-- Start Records supplied --
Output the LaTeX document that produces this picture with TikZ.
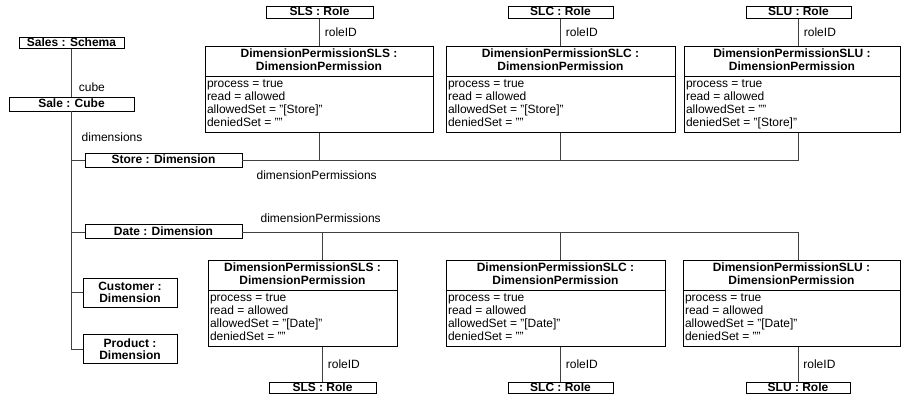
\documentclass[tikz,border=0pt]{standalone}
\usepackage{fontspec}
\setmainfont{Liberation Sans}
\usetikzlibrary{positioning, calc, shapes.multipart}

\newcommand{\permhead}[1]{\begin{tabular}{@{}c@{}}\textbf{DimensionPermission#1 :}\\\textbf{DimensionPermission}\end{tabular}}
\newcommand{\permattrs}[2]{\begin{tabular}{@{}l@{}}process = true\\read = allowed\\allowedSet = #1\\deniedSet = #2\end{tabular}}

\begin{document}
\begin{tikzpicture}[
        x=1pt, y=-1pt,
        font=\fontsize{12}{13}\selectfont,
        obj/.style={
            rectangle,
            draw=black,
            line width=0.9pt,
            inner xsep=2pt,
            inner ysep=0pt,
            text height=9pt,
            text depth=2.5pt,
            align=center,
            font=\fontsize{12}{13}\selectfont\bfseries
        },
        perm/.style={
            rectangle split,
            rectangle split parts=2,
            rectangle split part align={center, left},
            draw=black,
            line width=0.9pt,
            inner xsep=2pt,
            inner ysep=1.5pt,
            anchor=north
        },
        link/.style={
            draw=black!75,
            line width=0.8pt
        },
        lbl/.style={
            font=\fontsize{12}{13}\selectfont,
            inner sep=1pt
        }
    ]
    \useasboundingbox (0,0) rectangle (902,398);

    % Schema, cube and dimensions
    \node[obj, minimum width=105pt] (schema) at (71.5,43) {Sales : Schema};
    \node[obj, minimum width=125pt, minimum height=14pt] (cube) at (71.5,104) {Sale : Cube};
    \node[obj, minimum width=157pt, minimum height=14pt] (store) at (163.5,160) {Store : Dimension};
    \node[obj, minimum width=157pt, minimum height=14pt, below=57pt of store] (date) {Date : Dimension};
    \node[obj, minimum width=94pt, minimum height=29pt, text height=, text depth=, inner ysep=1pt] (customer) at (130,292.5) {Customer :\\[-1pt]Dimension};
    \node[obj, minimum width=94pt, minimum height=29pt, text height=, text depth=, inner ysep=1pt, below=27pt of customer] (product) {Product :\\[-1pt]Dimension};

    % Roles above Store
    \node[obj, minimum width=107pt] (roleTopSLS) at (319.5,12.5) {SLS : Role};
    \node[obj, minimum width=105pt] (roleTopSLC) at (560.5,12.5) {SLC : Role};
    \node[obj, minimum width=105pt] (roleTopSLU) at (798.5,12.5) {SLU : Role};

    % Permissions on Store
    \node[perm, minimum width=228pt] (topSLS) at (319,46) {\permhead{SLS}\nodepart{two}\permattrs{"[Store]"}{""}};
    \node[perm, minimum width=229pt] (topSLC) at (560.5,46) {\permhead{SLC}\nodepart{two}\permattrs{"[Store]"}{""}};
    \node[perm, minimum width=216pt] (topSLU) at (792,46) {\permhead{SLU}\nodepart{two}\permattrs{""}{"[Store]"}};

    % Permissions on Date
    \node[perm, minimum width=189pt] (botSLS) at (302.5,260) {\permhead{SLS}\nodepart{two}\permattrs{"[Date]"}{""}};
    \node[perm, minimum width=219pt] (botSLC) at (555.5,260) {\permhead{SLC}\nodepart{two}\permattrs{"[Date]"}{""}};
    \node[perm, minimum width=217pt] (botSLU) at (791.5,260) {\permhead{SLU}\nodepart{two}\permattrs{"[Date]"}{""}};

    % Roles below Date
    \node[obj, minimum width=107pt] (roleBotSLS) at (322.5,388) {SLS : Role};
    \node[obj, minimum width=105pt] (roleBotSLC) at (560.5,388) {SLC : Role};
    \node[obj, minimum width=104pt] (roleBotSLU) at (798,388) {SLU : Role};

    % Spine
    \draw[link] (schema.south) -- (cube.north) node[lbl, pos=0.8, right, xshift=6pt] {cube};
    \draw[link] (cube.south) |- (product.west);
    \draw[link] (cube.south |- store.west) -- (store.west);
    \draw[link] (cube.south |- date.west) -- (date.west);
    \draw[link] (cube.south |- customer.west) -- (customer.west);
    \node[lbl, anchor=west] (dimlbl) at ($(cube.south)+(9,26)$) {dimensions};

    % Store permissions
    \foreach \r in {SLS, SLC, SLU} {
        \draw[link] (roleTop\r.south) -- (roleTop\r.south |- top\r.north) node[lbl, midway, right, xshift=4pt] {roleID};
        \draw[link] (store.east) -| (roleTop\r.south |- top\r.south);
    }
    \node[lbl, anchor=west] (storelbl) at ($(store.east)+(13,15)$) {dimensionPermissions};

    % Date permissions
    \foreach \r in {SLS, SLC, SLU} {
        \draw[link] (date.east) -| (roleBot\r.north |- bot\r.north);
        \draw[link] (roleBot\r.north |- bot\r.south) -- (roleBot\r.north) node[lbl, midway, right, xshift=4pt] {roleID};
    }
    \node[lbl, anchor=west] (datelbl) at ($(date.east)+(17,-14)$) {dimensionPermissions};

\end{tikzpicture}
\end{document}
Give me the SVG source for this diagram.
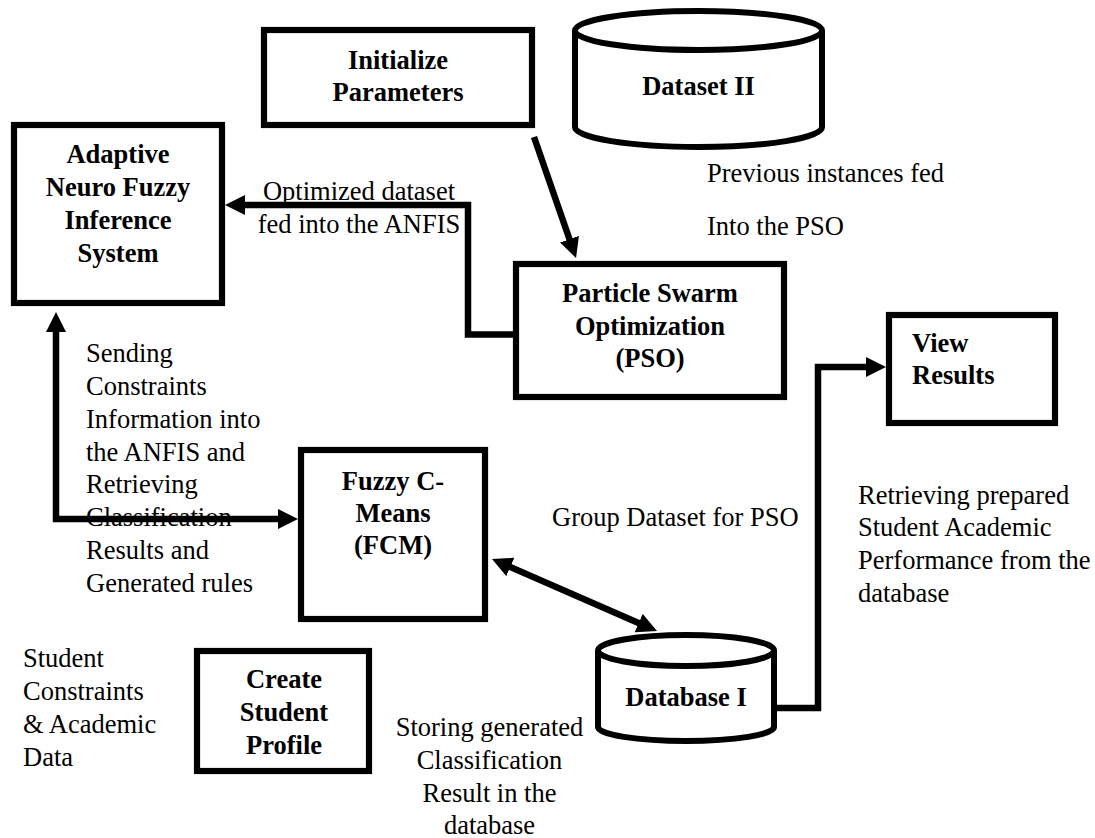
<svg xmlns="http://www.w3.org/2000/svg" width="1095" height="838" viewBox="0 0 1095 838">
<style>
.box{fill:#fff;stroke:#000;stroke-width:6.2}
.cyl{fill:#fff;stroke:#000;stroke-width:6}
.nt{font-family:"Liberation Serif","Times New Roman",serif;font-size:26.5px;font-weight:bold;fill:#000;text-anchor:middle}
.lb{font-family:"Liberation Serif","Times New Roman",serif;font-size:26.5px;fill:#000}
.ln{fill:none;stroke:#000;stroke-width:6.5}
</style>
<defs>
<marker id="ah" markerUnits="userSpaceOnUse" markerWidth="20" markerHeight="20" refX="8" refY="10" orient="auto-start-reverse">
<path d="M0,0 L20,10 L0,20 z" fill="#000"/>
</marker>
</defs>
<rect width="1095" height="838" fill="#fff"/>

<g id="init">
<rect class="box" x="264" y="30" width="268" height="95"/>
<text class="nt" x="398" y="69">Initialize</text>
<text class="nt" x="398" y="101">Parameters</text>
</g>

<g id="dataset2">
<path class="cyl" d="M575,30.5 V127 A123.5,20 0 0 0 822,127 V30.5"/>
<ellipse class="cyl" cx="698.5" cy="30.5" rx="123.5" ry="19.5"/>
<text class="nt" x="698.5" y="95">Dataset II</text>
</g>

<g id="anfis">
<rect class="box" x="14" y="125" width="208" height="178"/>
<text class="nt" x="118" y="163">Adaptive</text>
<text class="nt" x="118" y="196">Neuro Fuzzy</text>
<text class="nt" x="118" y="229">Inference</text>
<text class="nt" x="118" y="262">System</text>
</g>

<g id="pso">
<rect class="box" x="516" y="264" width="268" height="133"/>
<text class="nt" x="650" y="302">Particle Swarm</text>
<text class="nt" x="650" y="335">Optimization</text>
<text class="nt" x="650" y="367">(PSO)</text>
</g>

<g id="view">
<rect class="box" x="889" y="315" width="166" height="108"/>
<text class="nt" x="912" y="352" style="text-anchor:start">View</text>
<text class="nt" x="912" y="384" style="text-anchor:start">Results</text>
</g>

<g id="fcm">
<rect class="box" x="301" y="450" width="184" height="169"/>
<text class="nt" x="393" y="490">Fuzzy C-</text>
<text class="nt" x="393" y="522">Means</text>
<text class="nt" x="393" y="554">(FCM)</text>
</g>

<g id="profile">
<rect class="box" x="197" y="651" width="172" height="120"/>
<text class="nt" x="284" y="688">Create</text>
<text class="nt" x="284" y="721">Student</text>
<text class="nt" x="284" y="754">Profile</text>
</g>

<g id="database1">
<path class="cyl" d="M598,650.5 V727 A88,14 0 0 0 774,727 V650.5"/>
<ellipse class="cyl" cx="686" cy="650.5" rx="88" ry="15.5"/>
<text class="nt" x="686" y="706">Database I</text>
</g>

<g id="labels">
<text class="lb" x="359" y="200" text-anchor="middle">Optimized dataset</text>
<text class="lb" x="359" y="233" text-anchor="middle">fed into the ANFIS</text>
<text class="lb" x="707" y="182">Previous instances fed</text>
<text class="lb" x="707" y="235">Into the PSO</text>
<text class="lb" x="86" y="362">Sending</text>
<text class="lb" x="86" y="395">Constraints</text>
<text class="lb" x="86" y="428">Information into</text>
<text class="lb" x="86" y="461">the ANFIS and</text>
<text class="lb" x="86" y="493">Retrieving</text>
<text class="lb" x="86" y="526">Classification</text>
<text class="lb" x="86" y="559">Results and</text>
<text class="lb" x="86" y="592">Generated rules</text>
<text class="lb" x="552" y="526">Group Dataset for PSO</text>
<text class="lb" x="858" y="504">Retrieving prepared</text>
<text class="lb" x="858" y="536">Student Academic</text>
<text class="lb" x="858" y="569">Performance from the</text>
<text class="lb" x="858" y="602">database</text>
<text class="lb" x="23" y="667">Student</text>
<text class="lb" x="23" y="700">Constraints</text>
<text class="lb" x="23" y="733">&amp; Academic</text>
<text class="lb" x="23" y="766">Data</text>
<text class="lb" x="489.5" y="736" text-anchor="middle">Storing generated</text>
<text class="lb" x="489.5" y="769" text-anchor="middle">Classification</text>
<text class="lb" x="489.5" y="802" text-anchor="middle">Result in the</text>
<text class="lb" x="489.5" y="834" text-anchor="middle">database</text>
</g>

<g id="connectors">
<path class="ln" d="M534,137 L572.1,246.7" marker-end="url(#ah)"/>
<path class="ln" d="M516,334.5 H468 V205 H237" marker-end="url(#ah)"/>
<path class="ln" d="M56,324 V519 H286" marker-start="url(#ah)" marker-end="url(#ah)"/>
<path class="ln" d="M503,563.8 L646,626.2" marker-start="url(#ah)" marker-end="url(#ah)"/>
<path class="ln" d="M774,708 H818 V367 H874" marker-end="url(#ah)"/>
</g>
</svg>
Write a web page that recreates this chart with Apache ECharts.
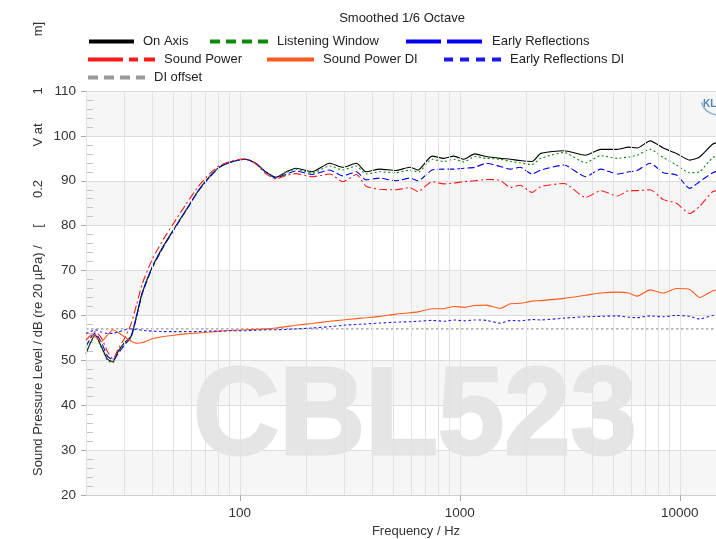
-- End Records supplied --
▶ **Exercise requirements**: Pick out and copy every line that contains the word "this".

▶ **Task response**:
Output the LaTeX document that produces this picture with TikZ.
Give me the SVG source for this diagram.
Write a web page that recreates this chart with Apache ECharts.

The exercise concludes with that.